Teaching Math to Young Children
My husband Sasha majored in Math at Moscow State University, Russia's equivalent to Harvard. That said, it is no surprise that our children are learning their multiplication tables in kindergarten and are on to pre-algebra by their early elementary years.
How do we do it? Well I think the first important ingredient is a strong desire to teach your children and second consistency. I think, however, that if you are at accomplished at anything that you will be good at teaching your child that. First of all, you love it. Second of all you do it often and they see that.
Math, however is something that can be easily snuck into a daily routine.
Here's some ways we have included it in our day:
- Print off worksheets from the internet...they are usually free and kids love them.
- Buy a math workbook from a education store or even Wal-mart.

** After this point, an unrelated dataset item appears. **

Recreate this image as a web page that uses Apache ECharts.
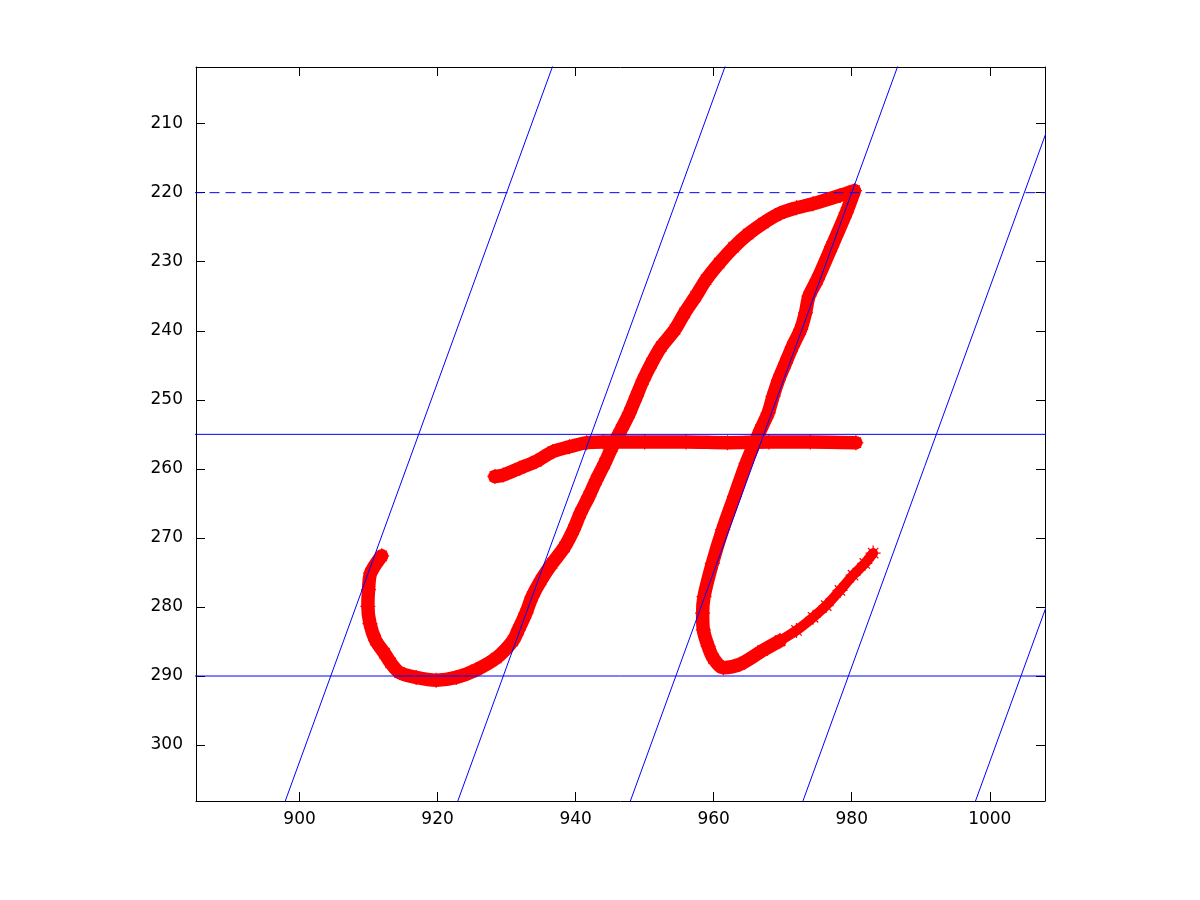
<!DOCTYPE html>
<html>
<head>
<meta charset="utf-8">
<script src="https://cdn.jsdelivr.net/npm/echarts@6/dist/echarts.min.js"></script>
<style>
html,body{margin:0;padding:0;background:#fff;}
#chart{width:1200px;height:900px;}
</style>
</head>
<body>
<div id="chart"></div>
<script>
// Tick labels
const xTicks = [900, 920, 940, 960, 980, 1000];
const yTicks = [210, 220, 230, 240, 250, 260, 270, 280, 290, 300];

// Main pen stroke (left hook, rising diagonal, top arc, right down-stroke, bottom curve)
const mainStroke = [
  [911.9,272.6],[910.3,275.1],[910.0,277.5],[909.9,279.9],[910.2,282.4],[911.0,284.8],
  [912.3,286.7],[913.2,288.1],[914.5,289.5],[916.9,290.2],[919.8,290.6],[922.7,290.2],
  [925.6,289.1],[928.5,287.4],[930.9,284.9],[931.7,283.3],[932.8,280.9],[933.7,278.5],
  [935.0,276.1],[936.6,273.7],[938.4,271.3],[939.7,268.8],[940.7,266.4],[941.9,264.0],
  [943.0,261.6],[944.2,259.2],[945.3,256.8],[946.6,254.3],[947.8,251.9],[948.8,249.5],
  [949.8,247.1],[951.0,244.7],[952.4,242.3],[954.4,239.8],[955.8,237.4],[957.4,235.0],
  [958.9,232.6],[960.8,230.2],[962.9,227.9],[965.0,226.0],[967.2,224.4],[969.6,223.0],
  [972.0,222.2],[974.4,221.6],[978.3,220.4],[980.4,219.7],
  [979.2,222.9],[977.1,227.8],[975.0,232.6],[973.8,235.0],[973.3,237.4],[972.6,239.8],
  [971.4,242.3],[970.4,244.7],[969.4,247.1],[968.6,249.5],[967.9,251.9],[966.8,254.3],
  [964.7,259.2],[963.0,264.0],[961.3,268.8],[959.8,273.7],[958.6,278.5],[958.4,280.9],
  [958.5,283.3],[959.2,285.7],[960.0,287.5],[961.4,288.8],[963.8,288.3],[967.1,286.3],
  [969.6,284.9]
];
// Thinner exit tail of the right stroke
const tailStroke = [
  [969.6,284.9],[972.0,283.4],[974.4,281.5],[976.3,279.8],[978.3,277.6],[980.2,275.4],
  [981.9,273.7],[983.1,272.2]
];
// Crossbar stroke
const crossBar = [
  [928.3,261.1],[929.5,260.9],[931.9,259.9],[934.3,258.9],[936.7,257.5],[939.1,256.8],
  [941.6,256.2],[944.0,256.1],[950.0,256.1],[956.0,256.1],[962.0,256.2],[968.0,256.1],
  [974.0,256.1],[980.6,256.2]
];

// Guide lines
const headLine = [[880,220],[1010,220]];
const midLine  = [[880,255],[1010,255]];
const baseLine = [[880,290],[1010,290]];
const slantLines = [
  [[937.28,200],[897.24,310]],
  [[962.28,200],[922.24,310]],
  [[987.28,200],[947.24,310]],
  [[1012.28,200],[972.24,310]],
  [[1037.28,200],[997.24,310]]
];

const X_MIN = 885, X_MAX = 1008, Y_MIN = 201.8, Y_MAX = 308.1;

const starPath = 'path://M0 11H24V13H0Z M11 0H13V24H11Z M3 4.4L4.4 3L21 19.6L19.6 21Z M19.6 3L21 4.4L4.4 21L3 19.6Z';

const chart = echarts.init(document.getElementById('chart'), null, {renderer: 'canvas'});

const labelFont = {color: '#000', fontSize: 17, fontFamily: 'DejaVu Sans', formatter: v => String(v)};

function penSeries(data, width, size) {
  return {
    type: 'line', data: data, z: 2, smooth: 0.3,
    lineStyle: {color: '#ff0000', width: width, cap: 'round', join: 'round'},
    symbol: starPath, symbolSize: size, showSymbol: true, showAllSymbol: true,
    itemStyle: {color: '#ff0000'},
    emphasis: {disabled: true}, silent: true
  };
}
function guideSeries(data, dashed) {
  return {
    type: 'line', data: data, z: 5, clip: true,
    lineStyle: {color: '#0000ff', width: 1, type: dashed ? [10, 6] : 'solid'},
    symbol: 'none', silent: true, emphasis: {disabled: true}
  };
}

const series = [
  penSeries(mainStroke, 13.5, 15),
  penSeries(tailStroke, 10, 15),
  penSeries(crossBar, 13.5, 15),
  guideSeries(headLine, true),
  guideSeries(midLine, false),
  guideSeries(baseLine, false)
];
slantLines.forEach(l => series.push(guideSeries(l, false)));

const axisLine = {show: true, onZero: false, lineStyle: {color: '#000', width: 1}};

chart.setOption({
  animation: false,
  backgroundColor: '#fff',
  grid: {left: 196, top: 67, width: 849, height: 734},
  xAxis: [
    {type: 'value', position: 'bottom', min: X_MIN, max: X_MAX,
     axisLine: axisLine,
     axisTick: {show: true, inside: true, length: 9, customValues: xTicks, lineStyle: {color: '#000'}},
     axisLabel: Object.assign({customValues: xTicks, margin: 10}, labelFont),
     splitLine: {show: false}},
    {type: 'value', position: 'top', min: X_MIN, max: X_MAX,
     axisLine: axisLine,
     axisTick: {show: true, inside: true, length: 9, customValues: xTicks, lineStyle: {color: '#000'}},
     axisLabel: {show: false}, splitLine: {show: false}}
  ],
  yAxis: [
    {type: 'value', position: 'left', inverse: true, min: Y_MIN, max: Y_MAX,
     axisLine: axisLine,
     axisTick: {show: true, inside: true, length: 9, customValues: yTicks, lineStyle: {color: '#000'}},
     axisLabel: Object.assign({customValues: yTicks, margin: 13}, labelFont),
     splitLine: {show: false}},
    {type: 'value', position: 'right', inverse: true, min: Y_MIN, max: Y_MAX,
     axisLine: axisLine,
     axisTick: {show: true, inside: true, length: 9, customValues: yTicks, lineStyle: {color: '#000'}},
     axisLabel: {show: false}, splitLine: {show: false}}
  ],
  series: series
});
</script>
</body>
</html>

This will give them a consistent program.
- Draw a maze for them with math problems at some of the bends. My children love doing mazes and were willing to do the math problems in the way of completing the maze.
- Our favorite favorite favorite is "Math problem for a snack"

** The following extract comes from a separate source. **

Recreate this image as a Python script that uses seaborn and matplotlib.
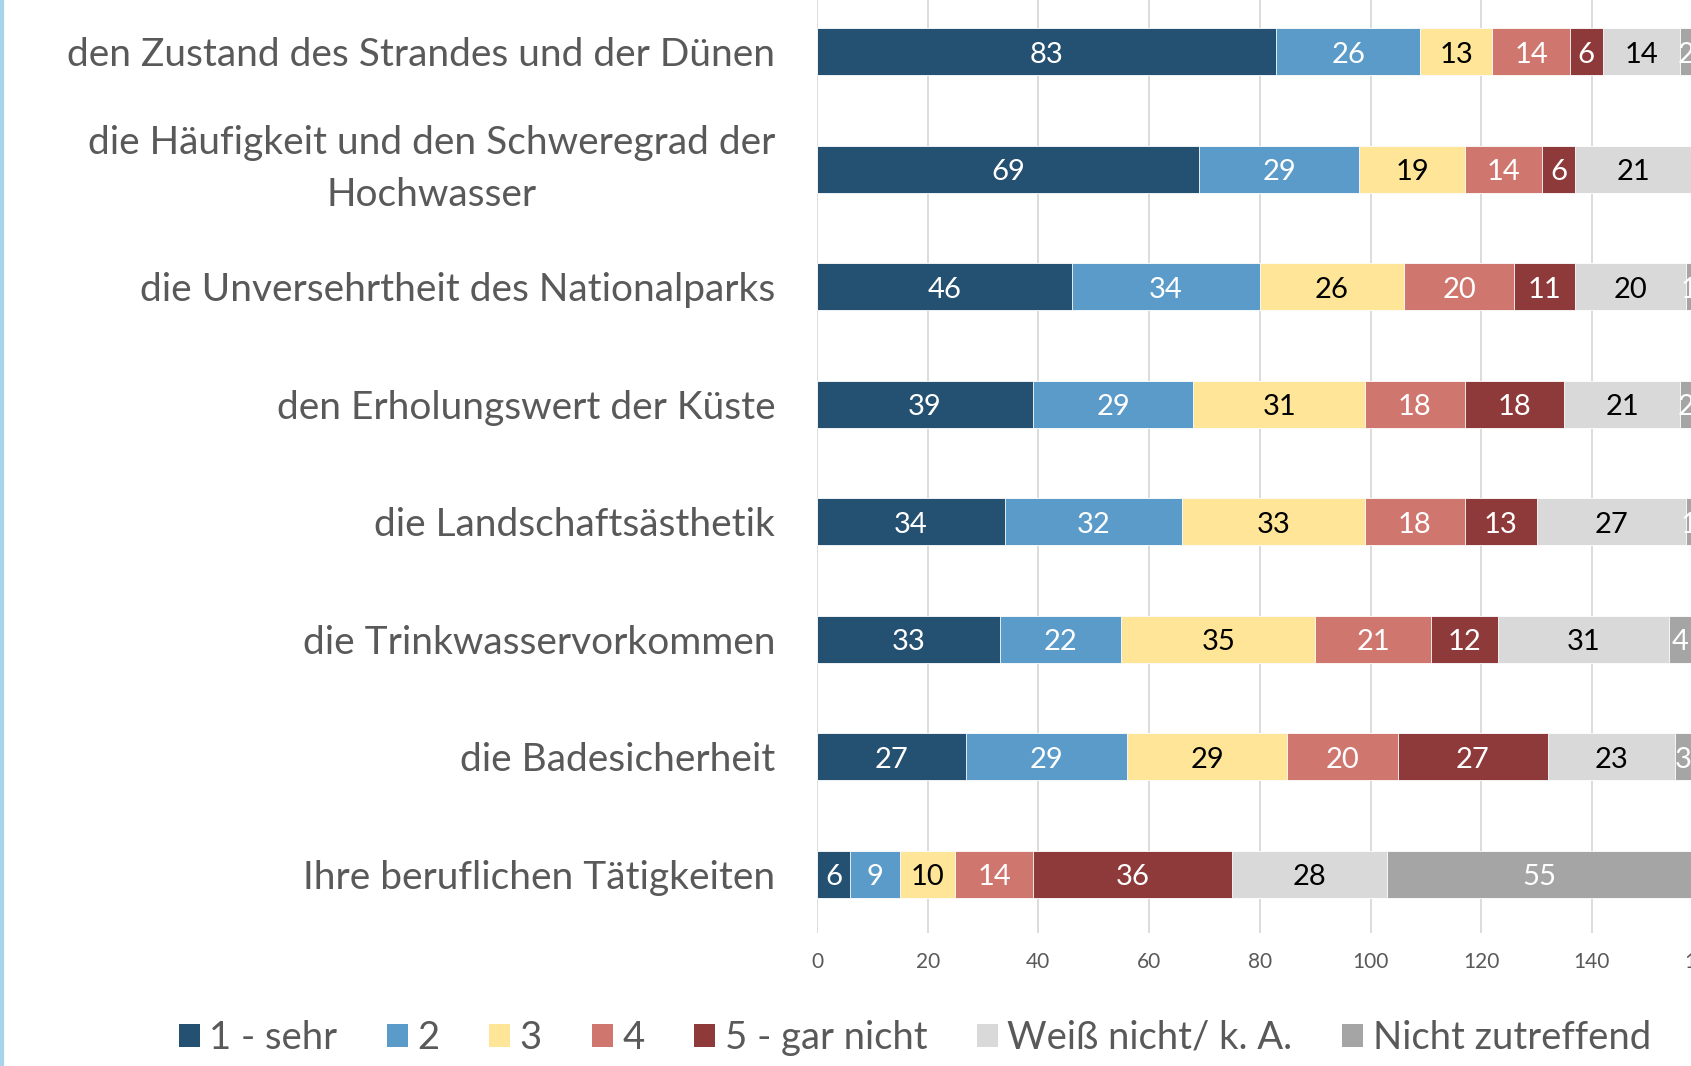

- We have 5 small children and when one of them asks for a snack in between our normal schedule of meals and snacks...usually when we are pretty busy doing something else...we say,"Sure, you can have a snack...if...you do a math problem for it. The beauty of this technique is that they learn a work ethic and a math problem all at once. Our 6 year old Jenny will often walk into the kitchen and say, "I'll do a math problem for a sandwich." This technique can be applied for just about anything you are working on teaching your children.

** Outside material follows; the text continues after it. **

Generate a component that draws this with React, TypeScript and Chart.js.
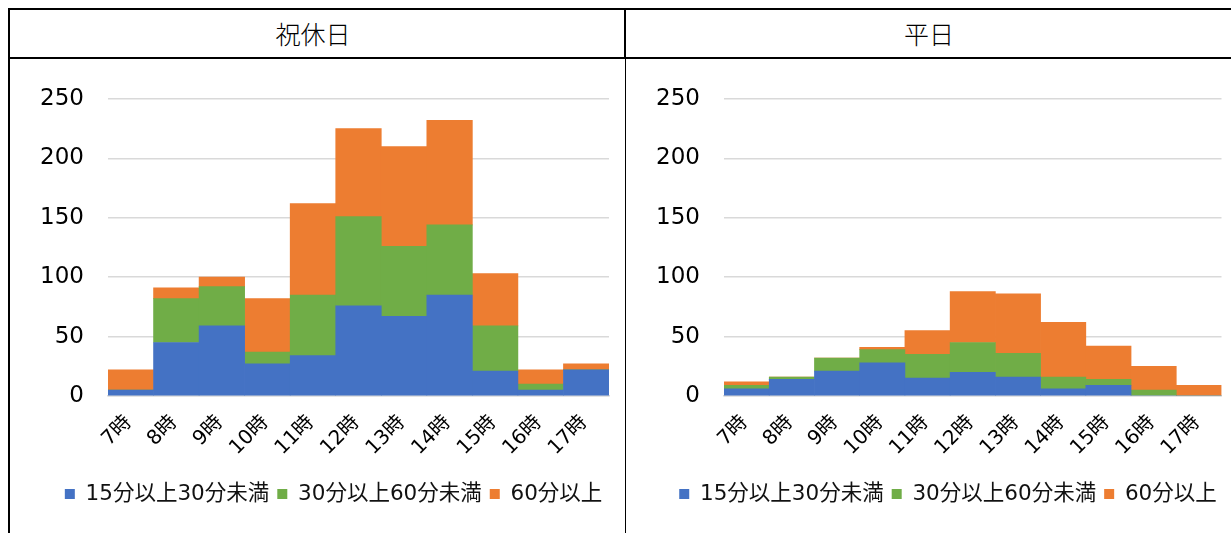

- My husband does Daddy math time with our oldest child. Lately they have been going on-line and working on a sample S.A.T. question together. Benjamin is almost 8 right now and he understands a fair amount of higher mathematics.
- We recently bought a toy that we really love. It's called LeapFrog Turbo Twist. Our children love playing with it and it has different levels of problems so every child can play and be challenged. They love this toy so much they even bring it out when friends come over and share it with their cousins when we are visiting family.
Whatever you decide to do to help your children excel in math remember to develop a love for it yourself. Make it a game and have fun with it. Your children will thank you for it and you will feel happy knowing that they are smart.